Supporting Each Other Through Life

My husband and I, who are both white, in hiking clothing, sitting on a rock. I have a backpack on my back and there are trees and low plants in the background.

“We take the backpack during each other’s weak part,” my husband said to me as we were finishing the second half of a hike. He was referring to the fact that I carried the backpack with the water and food on the uphills, where he struggles, and he carried it on the downhills that stress out my fussy knees. I hadn’t even thought of it that way, but that’s exactly what we were doing that day. In fact, that’s what we do through so much of our lives, both for each other and those around us.

My husband and I have been married for 18 years and together for 24. We’re both neurodivergent and have executive function challenges. I joke that if you put us together, you may get one person’s worth of executive function. He has social anxiety, but is charming. I am kind of fearless, but often don’t make a good first impression socially. He’s hilarious with the kids, while I tend to be more emotional. We complement each other well.

Over the course of our relationship, we’ve tried our hardest to lean on each other’s strengths and support each other’s challenges. He takes the big, single-step tasks like folding laundry; I take the ones with a million little steps like declutterring. I can’t mentally visualize anything, so he’s in charge of all interior decorating (with my input). He panics at a giant packing list so I always take the lead on trips.

We also try to notice when the other person is struggling and be the responsible adult for them. We tell each other to go to bed, knowing that we both have a hard time getting enough sleep. When we see the other is going nowhere with the kids or getting overwhelmed, we switch off.

Playing off our strengths and letting others take on more when we have trouble carrying the load is applicable to so much more than romantic relationships though. It’s the heart of friendship, mutual aid, and community.

Nat Nadha Vikitsreth at Come Back to Care has incredibly beautiful, wise advice about how to carry this out in our parenting, whether you have a partner or not. She speaks about practicing reciprocity, where there’s a back-and-forth between people in a relationship. In doing so – whether it’s with your child or a friend – you’re sharing power and helping each person feel seen. In addition to sharing power, it’s also sharing responsibility.

I saw this in action when we were visiting family. My in-laws and sister and brother in law all live in Cape Cod. My husband is very close with his family and I’ve known them since I was in high school, so I am too. While we were all on a whale watch together, my husband and I went down to the little snack bar to purchase water and coffee. I had the fleeting thought: “I should really be enjoying this time with the kids.” But then I recalled how my husband and I switched off with my brother in and sister in law watching the kids the day before. My sister-in-law’s words of “I’m so glad your kids are here to play with [her son]” rang in my ears. No, it was perfectly fine to be spending these few minutes with each other.
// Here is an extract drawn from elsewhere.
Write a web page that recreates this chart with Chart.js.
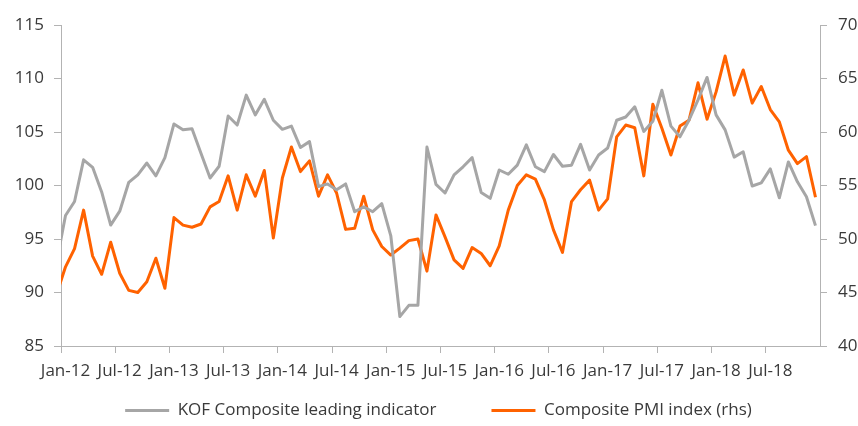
<!DOCTYPE html>
<html>
<head>
<meta charset="utf-8">
<script src="https://cdn.jsdelivr.net/npm/chart.js@4/dist/chart.umd.min.js"></script>
<style>
  html, body { margin: 0; padding: 0; background: #fff; }
  canvas { display: block; }
</style>
</head>
<body>
<canvas id="kofPmiChart" width="858" height="426"></canvas>
<script>
// --- Data (monthly, Jan-12 .. Dec-18) ---
const tickLabels = ['Jan-12', 'Jul-12', 'Jan-13', 'Jul-13', 'Jan-14', 'Jul-14', 'Jan-15',
    'Jul-15', 'Jan-16', 'Jul-16', 'Jan-17', 'Jul-17', 'Jan-18', 'Jul-18'];

// Dec-11 values: only a sliver of line shows left of the first month
const kofLead = 92.8;
const pmiLead = 44.8;

const kofValues = [
    97.2, 98.5, 102.4, 101.7, 99.4, 96.3, 97.6, 100.3, 101.0, 102.1, 100.9, 102.6,
    105.75, 105.2, 105.3, 103.0, 100.7, 101.8, 106.5, 105.65, 108.45, 106.6, 108.05, 106.1,
    105.25, 105.55, 103.55, 104.1, 99.9, 100.15, 99.6, 100.15, 97.55, 98.0, 97.55, 98.3,
    95.3, 87.75, 88.8, 88.8, 103.6, 100.1, 99.3, 101.0, 101.75, 102.6, 99.35, 98.8,
    101.45, 101.05, 101.9, 103.8, 101.75, 101.3, 102.9, 101.8, 101.9, 103.85, 101.45, 102.85,
    103.5, 106.1, 106.4, 107.35, 105.05, 106.0, 108.9, 105.55, 104.55, 106.1, 108.0, 110.1,
    106.6, 105.2, 102.65, 103.15, 99.95, 100.25, 101.55, 98.85, 102.2, 100.35, 98.95, 96.25
];

const pmiValues = [
    47.4, 49.1, 52.7, 48.4, 46.7, 49.7, 46.8, 45.2, 45.0, 46.0, 48.2, 45.4,
    52.0, 51.3, 51.1, 51.4, 53.0, 53.5, 55.9, 52.7, 56.0, 54.0, 56.4, 50.1,
    55.7, 58.6, 56.3, 57.3, 54.0, 56.0, 54.3, 50.9, 51.0, 54.0, 50.85, 49.3,
    48.5, 49.15, 49.85, 50.0, 47.0, 52.25, 50.2, 48.05, 47.25, 49.2, 48.65, 47.5,
    49.35, 52.7, 55.0, 56.0, 55.6, 53.65, 50.85, 48.75, 53.5, 54.6, 55.5, 52.7,
    53.75, 59.55, 60.65, 60.4, 55.9, 62.6, 60.35, 57.85, 60.55, 61.1, 64.6, 61.2,
    63.75, 67.1, 63.45, 65.8, 62.7, 64.25, 62.1, 60.95, 58.3, 57.05, 57.7, 53.9
];

// --- Styling ---
const kofColor = '#a6a6a6';
const pmiColor = '#ff6200';
const axisColor = '#b3b3b3';
const textColor = '#3a3a3a';
const labelFont = { family: "'Open Sans', sans-serif", size: 17 };

// index -1 is the Dec-11 lead point, 0 is Jan-12
function toPoints(lead, values) {
    const pts = [{ x: -1, y: lead }];
    values.forEach((v, i) => pts.push({ x: i, y: v }));
    return pts;
}

const ctx = document.getElementById('kofPmiChart').getContext('2d');
new Chart(ctx, {
    type: 'line',
    data: {
        datasets: [
            {
                label: 'KOF Composite leading indicator', data: toPoints(kofLead, kofValues),
                borderColor: kofColor, backgroundColor: kofColor, borderWidth: 3,
                pointRadius: 0, tension: 0, borderJoinStyle: 'round', yAxisID: 'y', clip: 0
            },
            {
                label: 'Composite PMI index (rhs)', data: toPoints(pmiLead, pmiValues),
                borderColor: pmiColor, backgroundColor: pmiColor, borderWidth: 3,
                pointRadius: 0, tension: 0, borderJoinStyle: 'round', yAxisID: 'y1', clip: 0
            }
        ]
    },
    options: {
        responsive: false, animation: false, devicePixelRatio: 1,
        // negative right padding just shifts the centred legend a bit to the right
        layout: { padding: { top: 25, left: 0, right: -19, bottom: -3 } },
        scales: {
            x: {
                type: 'linear', min: -0.5, max: 83.5,
                afterBuildTicks: scale => { scale.ticks = tickLabels.map((t, i) => ({ value: i * 6 - 0.5 })); },
                afterFit: scale => {
                    scale.height = 1;
                    scale._computeLabelArea = () => undefined; // labels hang below the thin box, don't clip them
                },
                grid: { drawOnChartArea: false, drawTicks: true, tickLength: 7, color: axisColor, lineWidth: 1 },
                border: { color: axisColor, width: 1 },
                ticks: {
                    callback: v => tickLabels[Math.round((v + 0.5) / 6)],
                    labelOffset: 4.5, padding: 8, maxRotation: 0, autoSkip: false,
                    font: labelFont, color: textColor
                }
            },
            y: {
                type: 'linear', position: 'left', min: 85, max: 115,
                afterFit: scale => { scale.width = 61; },
                grid: { drawOnChartArea: false, tickLength: 7, color: axisColor },
                border: { color: axisColor, width: 1 },
                ticks: { stepSize: 5, padding: 10, font: labelFont, color: textColor }
            },
            y1: {
                type: 'linear', position: 'right', min: 40, max: 70,
                afterFit: scale => { scale.width = 57; },
                grid: { drawOnChartArea: false, tickLength: 7, color: axisColor },
                border: { color: axisColor, width: 1 },
                ticks: { stepSize: 5, padding: 11, font: labelFont, color: textColor }
            }
        },
        plugins: {
            legend: {
                position: 'bottom',
                labels: {
                    usePointStyle: true, pointStyle: 'line', pointStyleWidth: 44,
                    padding: 55, font: labelFont, color: textColor
                }
            },
            tooltip: { enabled: false }
        }
    }
});
</script>
</body>
</html>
In the context of activism, I read about one of the most amazing examples of this attitude in disability activist Judith Heumann’s memoir, Being Heumann. She played a major role in the 504 sit-in, a 28 day long protest in a federal building in San Francisco. While it would be tough for any activists to stake out ground in a federal building for multiple weeks, it’s exponentially harder for people who are physically disabled. Many of the activists used wheelchairs and required personal assistance to get into bed or go to the bathroom. But they came together to help each other with the things they couldn’t do on their own. They also relied on allies in other social justice groups. For example, the local Black Panthers group brought them hot meals that they wouldn’t have had access to otherwise.

In my own advocacy, I see this in in the bike advocacy group I volunteer with. Because I can’t find my way out of a paper bag, I let others lead the complex rides with a million turns. But as one of the few parents of younger kids in the group, I tap into my connections with the local PTA.
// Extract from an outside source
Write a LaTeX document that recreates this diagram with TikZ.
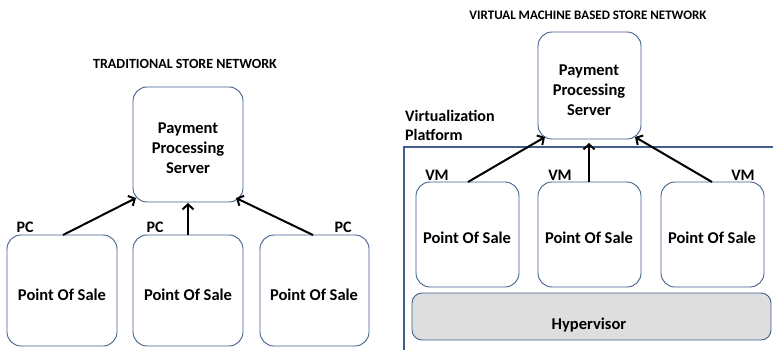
\documentclass[tikz,border=0pt]{standalone}
\usepackage{fontspec}
\setmainfont{Carlito}
\usetikzlibrary{arrows.meta}
\definecolor{boxblue}{RGB}{66,94,140}
\definecolor{hypgray}{RGB}{222,222,222}
\tikzset{
  rbox/.style={draw=boxblue, line width=0.9pt, rounded corners=14pt, fill=white},
  lbl/.style={font=\bfseries\fontsize{16.5}{20}\selectfont, align=center, inner sep=0pt},
  tag/.style={font=\bfseries\fontsize{16}{18}\selectfont, inner sep=0pt},
  ttl/.style={font=\bfseries\fontsize{13}{15}\selectfont, inner sep=0pt},
  link/.style={line width=2pt, -{Straight Barb[length=5pt,width=11pt,line width=2pt]}},
}
\begin{document}
\begin{tikzpicture}[x=1pt,y=-1pt]
\useasboundingbox (0,0) rectangle (773,349);
\clip (0,0) rectangle (773,349);

% ---------- traditional store network ----------
\node[ttl, font=\bfseries\fontsize{14}{16}\selectfont] (t1) at (185,64) {TRADITIONAL STORE NETWORK};
\draw[rbox] (133,87) rectangle (243,202);
\node[lbl] (srv1) at (188,148) {Payment\\Processing\\Server};
\coordinate (s1L) at (136,198);
\coordinate (s1M) at (188,203);
\coordinate (s1R) at (236,198);

\draw[rbox] (7,235) rectangle (117,346);
\draw[rbox] (133,235) rectangle (243,346);
\draw[rbox] (260,235) rectangle (369,346);
\node[lbl] (p1) at (62,295) {Point Of Sale};
\node[lbl] (p2) at (188,295) {Point Of Sale};
\node[lbl] (p3) at (314,295) {Point Of Sale};
\coordinate (p1t) at (63,235);
\coordinate (p2t) at (188,235);
\coordinate (p3t) at (313,235);
\node[tag] (pc1) at (25,227) {PC};
\node[tag] (pc2) at (155,227) {PC};
\node[tag] (pc3) at (343,227) {PC};

\draw[link] (p1t) -- (s1L);
\draw[link] (p2t) -- (s1M);
\draw[link] (p3t) -- (s1R);

% ---------- virtual machine based store network ----------
\node[ttl] (t2) at (588,15) {VIRTUAL MACHINE BASED STORE NETWORK};
\draw[draw=boxblue, line width=1.1pt] (404,360) -- (404,147) -- (790,147);
\node[font=\bfseries\fontsize{16}{19}\selectfont, align=left, anchor=north west, inner sep=0pt] (vp) at (405,110) {Virtualization\\Platform};

\draw[rbox] (538,32) rectangle (641,139);
\node[lbl] (srv2) at (589,90) {Payment\\Processing\\Server};
\coordinate (s2L) at (545,137);
\coordinate (s2M) at (589,143);
\coordinate (s2R) at (635,137);

\draw[rbox] (416,182) rectangle (519,287);
\draw[rbox] (538,182) rectangle (641,287);
\draw[rbox] (661,182) rectangle (764,287);
\node[lbl] (v1) at (467,238) {Point Of Sale};
\node[lbl] (v2) at (589,238) {Point Of Sale};
\node[lbl] (v3) at (712,238) {Point Of Sale};
\coordinate (v1t) at (468,182);
\coordinate (v2t) at (589,182);
\coordinate (v3t) at (712,182);
\node[tag] (vm1) at (437,175) {VM};
\node[tag] (vm2) at (560,175) {VM};
\node[tag] (vm3) at (743,175) {VM};

\draw[rbox, fill=hypgray, rounded corners=10pt] (412,293) rectangle (771,340);
\node[lbl] (hyp) at (589,325) {Hypervisor};

\draw[link] (v1t) -- (s2L);
\draw[link] (v2t) -- (s2M);
\draw[link] (v3t) -- (s2R);
\end{tikzpicture}
\end{document}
Now, picking up the load for others and letting them pick it up for you is often hard. Asking and receiving help requires vulnerability and trust. Asking our neighbor to water our garden while we were on vacation required telling him we would be away and trusting that he’d help take care of our space as he does his own. This mutual support requires giving up a certain amount of control over the outcome – you won’t get something exactly the way you would do it if you’re letting someone else do it. There’s certain ways my husband has done things – whether cleaning or parenting – that I would have done differently. Sometimes I still get mad at him for how he did it.

But finding ways to trade off our burdens is the only way we can create a better future. Community ties and trust are built on relying on each other again and again. Showing up for each other is essential to social justice. For the sake of our kids, it needs to be the foundation of our families and our future.